Roger Smith - Flyfishing the Welsh Borderlands

Coch-y-Bonddu Books £25.00
ISBN 978-1-904784-35-7

This is a book about everywhere between Tewkesbury and Bala and Chester to Newport - in other words, every bit of Wales with the exception of the west coast and the extreme southwest, with a good chunk of England thrown in for good luck. One of the frustrating things about Wales is that access was difficult prior to the middle of the eighteenth century and although it seems that fly fishing has a long history there, there is no getting around the fact references are strongly biased to the English side of the border prior to the twentieth century, but Roger gives an excellent summary of what little is known in the first chapter.
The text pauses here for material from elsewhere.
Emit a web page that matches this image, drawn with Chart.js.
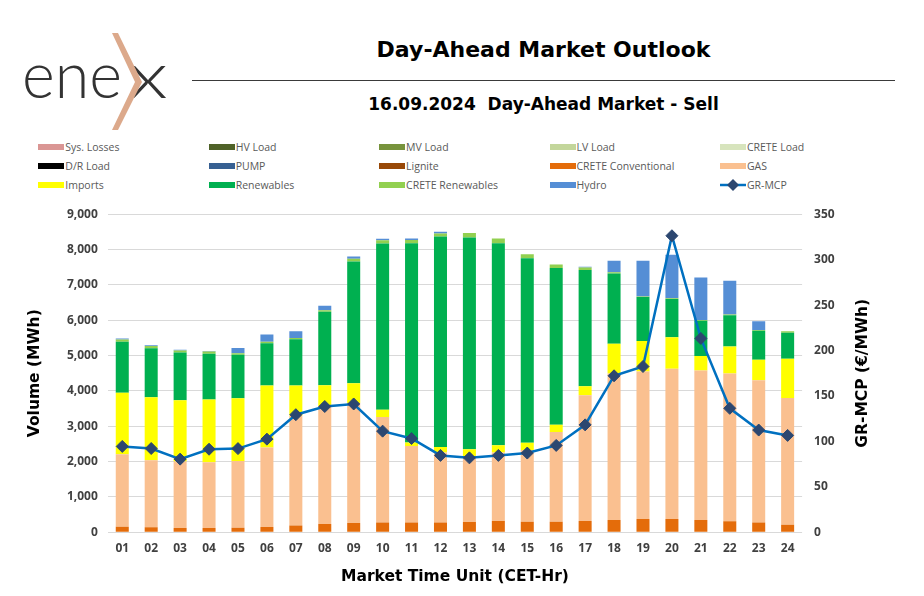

The second chapter sets the scene in a series of personal accounts of fly fishing in the Borders written by different local experts and this is followed by the meat of the book, a chunky 128 page section devoted to trout and grayling fly patterns used in the region. Many of these are sourced from Moc Morgan's Fly Patterns for the Rivers and Lakes of Wales and from Michael Leighton's Trout Flies of Shropshire and the Welsh Borderlands, but there are plenty from elsewhere and you also get twenty one pages of illustrations into the bargain. The dressings run from the earliest known Border dressings published by Bowlker in about 1746, all the way up to contemporary patterns, and given that there are over 200 listed, this is the only book you are ever going to need if you plan to fish in the area. Where possible, the name of the insect the pattern is supposed to imitate is given and Roger also includes notes on using the flies and even on the inventors, so there is plenty of interest.

Chapter four covers regional adaptations of dressings, over five pages - the illustrations of the  head-and-shoulder hackled fly and the reverse-hackled pattern have unfortunately been transposed, but this is so obvious that it shouldn't lead any readers down the garden path. The hundred pages which follow deal with regional angling literature; here Roger casts his net pretty wide, including just about every volume that so much as mentions the area, but you get a valuable summary of each book, with, as an added attraction, the complete text of Reverend Powell's chapter from the Mansfield's oddball 1957 omnibus The Art of Angling, a piece which provides a useful summary of dry fly fishing on rain-fed rivers.

The remaining chapters in Flyfishing the Welsh Borderlands are a mixed bag which includes "A poetic view of  the region"; a taster just over twenty pages long on where to fish today; and a bibliography. Short of someone sitting down and writing a beat by beat resume of the region we are unlikely to see anything better on the subject published in our lifetimes.

Thirty copies will be made available in a limited edition published under the Flyfisher's Classic Library imprint, the standard edition being a pleasingly chunky paperback with good quality laminated covers.